Arrivare a un verdetto convincente, per quello che è stato il concorso migliore degli ultimi anni, non era scontato proprio per la quantità di titoli papabili e per la loro varietà. Certo The Zone of Interest di Jonathan Glazer è un film che va oltre questa edizione 2023 del Festival, è un’opera epocale (al pari di Under The Skin, che oggi tutti si affannano a celebrare, ma che, all’epoca – chi scrive lo ricorda benissimo – ebbe un’accoglienza tutt’altro che trionfale). The Zone of Interest, tratto (liberamente è dir poco) dall’omonimo romanzo di Martin Amis (lo scrittore inglese è scomparso qualche giorno dopo la prima cannense), osserva la quotidianità del comandante di Auschwitz, Rudolf Höss, e di sua moglie Hedwig: quadri di vita familiare ambientati in una bella casa con giardino che confina col campo di sterminio. Per il suo carattere sperimentale, per la radicalità dell’approccio, per le (in)evitabili discussioni morali che innesca (ne parleremo a suo tempo), il film si prestava poco a un accordo compatto in seno alla giuria. Il Gran Premio della Giuria sembra quindi un buon compromesso: è un riconoscimento prestigioso, non sminuisce la rilevanza dell’opera, statuisce la sua problematicità. Del resto la stessa accoglienza della stampa testimonia la divisione: entusiasmo di molte testate (la maggior parte), ma anche no secchi (rogerebert.com, non proprio un interlocutore irrilevante; in Francia Libération).

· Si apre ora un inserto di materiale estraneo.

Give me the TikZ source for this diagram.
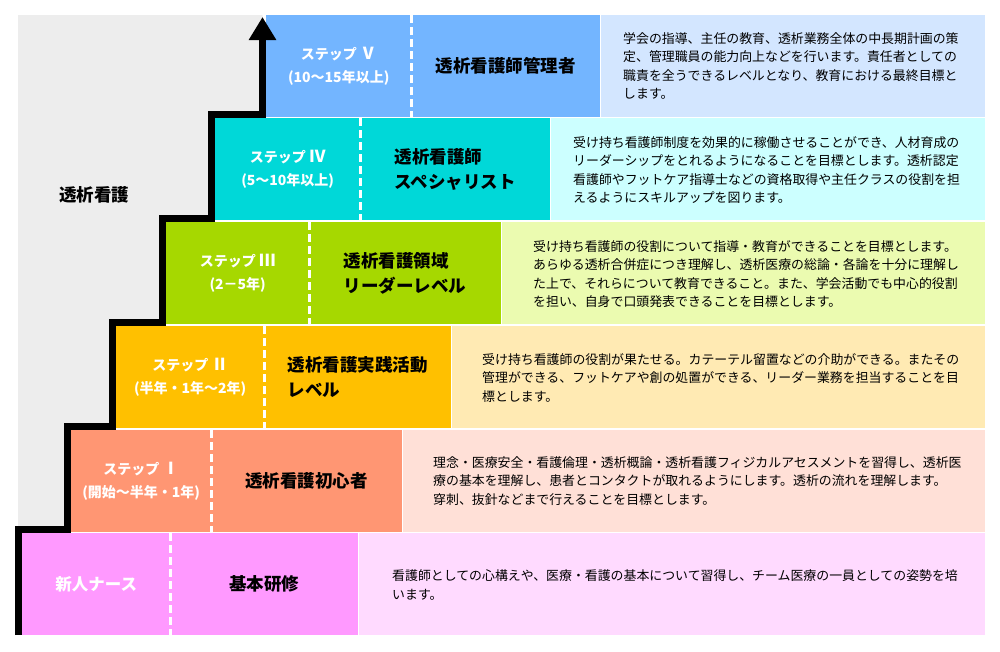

Che i consensi si stessero concentrando sul film di Justine Triet è cosa che si è detta subito. La regista è una habituée di Cannes dove ha presentato (stante il suo folgorante debutto La Bataille de Solférino, 2013), Tutti gli uomini di Victoria (apertura alla Semaine 2016), e il vertiginoso, bellissimo Sibyl (2019, in concorso), due ritratti al femminile (entrambi con Virginie Efira) di scrittura precisissima, in cui il retrogusto brillante non vela mai gli abissi di disperazione che le storie narrate spalancano. Anatomie d’une chute è dunque solo la conferma di un talento che trova con la Palma il definitivo, meritato riconoscimento. E un titolo che, dietro la sua apparenza di film procedurale (una morte sospetta – omicidio o suicidio? -, la moglie della vittima sotto processo), fa emergere un nuovo sfumatissimo profilo di donna (Sandra Hüller – interprete anche del film di Glazer – era da premio) come contrappunto alla dissezione di un rapporto di coppia. Nel mezzo un figlio undicenne, non vedente (circostanza significativa a più livelli). Lo specchio delle reazioni della stampa (molto positive) riflette con tutta probabilità quelle della giuria. E quella dello stesso presidente Ruben Östlund: la limpidezza registica con la quale questa storia ambigua viene condotta, siamo sicuri, non lo ha lasciato indifferente.
In questa sede di commento veloce, il mio entusiasmo per il premio alla regia a Trần Anh Hùng, autore che dopo uno strepitoso inizio di carriera (l’opera prima Il profumo della papaya verde fu Camera d’or in Croisette, Cyclo Leone d’oro a Venezia) è rimasto piuttosto in ombra negli ultimi anni, complici lavori non sempre convincenti. Il suo La Passion de Dodin Bouffant – pericolosissimo ibrido tra spirito (e ritmo) orientale e ambientazione d’epoca francese – è un film incantevole sul quale (scommettiamo?) molta tiepida critica (italiana, soprattutto) farà marcia indietro al momento dell’uscita. La mezz’ora iniziale, tutta ambientata nella cucina dei protagonisti – Benoît Magimel (non abbiamo più aggettivi) e Juliette Binoche – intenti a preparare un banchetto, è un’esperienza immersiva che basterebbe da sola a legittimare il premio. Ma nel film c’è tanto altro. Ovviamente, ne scriveremo.